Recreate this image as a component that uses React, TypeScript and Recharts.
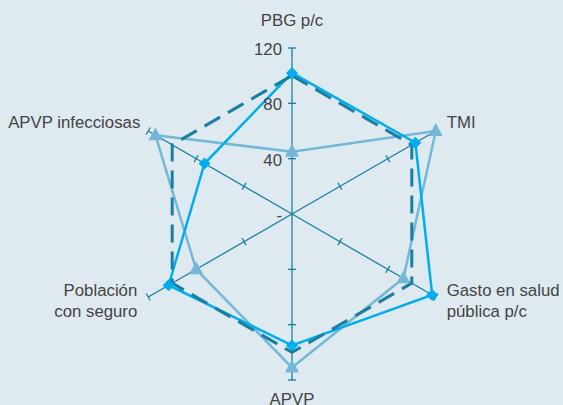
import { RadarChart, Radar, PolarAngleAxis, PolarRadiusAxis } from "recharts";

const axes = ["PBG p/c", "TMI", "Gasto en salud pública p/c", "APVP", "Población con seguro", "APVP infecciosas"];
const referencia = [100, 100, 100, 100, 100, 100];
const serieA = [102, 103, 117, 95, 103, 73];
const serieB = [45, 120, 93, 111, 80, 114];
const radiusTicks = [0, 40, 80, 120];
const tickText = ["-", "40", "80", "120"];

const data = axes.map((name, i) => ({
  name,
  referencia: referencia[i],
  serieA: serieA[i],
  serieB: serieB[i],
}));

const SPOKE = "#1a7fa5";
const TEXT = "#444";
const FONT = "Liberation Sans, Arial, sans-serif";
const spokeAngles = [90, 30, -30, -90, -150, 150];

// label lines + offsets for each outer label
const labelLines: string[][] = [["PBG p/c"], ["TMI"], ["Gasto en salud", "pública p/c"], ["APVP"], ["Población", "con seguro"], ["APVP infecciosas"]];
const labelPos = [
  { dx: 0, dy: -14, anchor: "middle" },
  { dx: 4, dy: 1, anchor: "start" },
  { dx: 4, dy: -5, anchor: "start" },
  { dx: 0, dy: 17, anchor: "middle" },
  { dx: -4, dy: -5, anchor: "end" },
  { dx: -1, dy: 1, anchor: "end" },
];

function AngleTick(props: any) {
  const { x, y, index } = props;
  const p = labelPos[index];
  const lines = labelLines[index];
  return (
    <text x={x + p.dx} y={y + p.dy} textAnchor={p.anchor} fill={TEXT} fontSize={16.8} fontFamily={FONT}>
      {lines.map((l, i) => (
        <tspan key={i} x={x + p.dx} dy={i === 0 ? 0 : 21}>
          {l}
        </tspan>
      ))}
    </text>
  );
}

function makeRadiusTick(angle: number, withLabel: boolean) {
  return function RadiusTick(props: any) {
    const { x, y, payload, index } = props;
    const rad = (angle * Math.PI) / 180;
    const px = Math.sin(rad) * 4;
    const py = Math.cos(rad) * 4;
    return (
      <g>
        {payload.value !== 0 && (
          <line x1={x - px} y1={y - py} x2={x + px} y2={y + py} stroke={SPOKE} strokeWidth={1.3} />
        )}
        {withLabel && (
          <text x={x - 10} y={y + 7} textAnchor="end" fill={TEXT} fontSize={16.8} fontFamily={FONT}>
            {tickText[index]}
          </text>
        )}
      </g>
    );
  };
}

function Diamond(props: any) {
  const { cx, cy } = props;
  const s = 6;
  return <path d={`M${cx},${cy - s}L${cx + s},${cy}L${cx},${cy + s}L${cx - s},${cy}Z`} fill="#00aeef" />;
}

function Triangle(props: any) {
  const { cx, cy } = props;
  return <path d={`M${cx},${cy - 8}L${cx + 7},${cy + 5}L${cx - 7},${cy + 5}Z`} fill="#74b8d8" />;
}

export default function App() {
  return (
    <div style={{ position: "fixed", left: 0, top: 0, width: 563, height: 405, background: "#deeaf0" }}>
      <RadarChart width={563} height={405} data={data} cx={292} cy={214} outerRadius={166} margin={{ top: 0, right: 0, bottom: 0, left: 0 }}>
        <PolarAngleAxis dataKey="name" tick={AngleTick} tickLine={false} axisLine={false} />
        {spokeAngles.map((a, i) => (
          <PolarRadiusAxis
            key={i}
            radiusAxisId={i === 0 ? 0 : `s${i}`}
            angle={a}
            domain={[0, 120]}
            ticks={radiusTicks}
            tickCount={4}
            axisLine={{ stroke: SPOKE, strokeWidth: 1.3 }}
            tick={makeRadiusTick(a, i === 0)}
            tickLine={false}
          />
        ))}
        {spokeAngles.slice(1).map((a, i) => (
          <Radar
            key={`h${i}`}
            radiusAxisId={`s${i + 1}`}
            dataKey="referencia"
            stroke="none"
            fill="none"
            fillOpacity={0}
            dot={false}
            legendType="none"
            isAnimationActive={false}
          />
        ))}
        <Radar dataKey="serieB" stroke="#74b8d8" strokeWidth={2.5} fill="none" fillOpacity={0} dot={(p: any) => <Triangle key={p.index} {...p} />} isAnimationActive={false} />
        <Radar dataKey="serieA" stroke="#00aeef" strokeWidth={2.5} fill="none" fillOpacity={0} dot={(p: any) => <Diamond key={p.index} {...p} />} isAnimationActive={false} />
        <Radar dataKey="referencia" stroke="#1b7ea3" strokeWidth={3} strokeDasharray="18 9" fill="none" fillOpacity={0} dot={false} isAnimationActive={false} />
      </RadarChart>
    </div>
  );
}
____________
§ **What to do**
Please reproduce the listing exactly from its opening line through the line that contains "const spokeAngles = [90, 30, -30, -90, -150, 150];", both included, with all pictures omitted.

§ **Output**
Recreate this image as a component that uses React, TypeScript and Recharts.
import { RadarChart, Radar, PolarAngleAxis, PolarRadiusAxis } from "recharts";

const axes = ["PBG p/c", "TMI", "Gasto en salud pública p/c", "APVP", "Población con seguro", "APVP infecciosas"];
const referencia = [100, 100, 100, 100, 100, 100];
const serieA = [102, 103, 117, 95, 103, 73];
const serieB = [45, 120, 93, 111, 80, 114];
const radiusTicks = [0, 40, 80, 120];
const tickText = ["-", "40", "80", "120"];

const data = axes.map((name, i) => ({
  name,
  referencia: referencia[i],
  serieA: serieA[i],
  serieB: serieB[i],
}));

const SPOKE = "#1a7fa5";
const TEXT = "#444";
const FONT = "Liberation Sans, Arial, sans-serif";
const spokeAngles = [90, 30, -30, -90, -150, 150];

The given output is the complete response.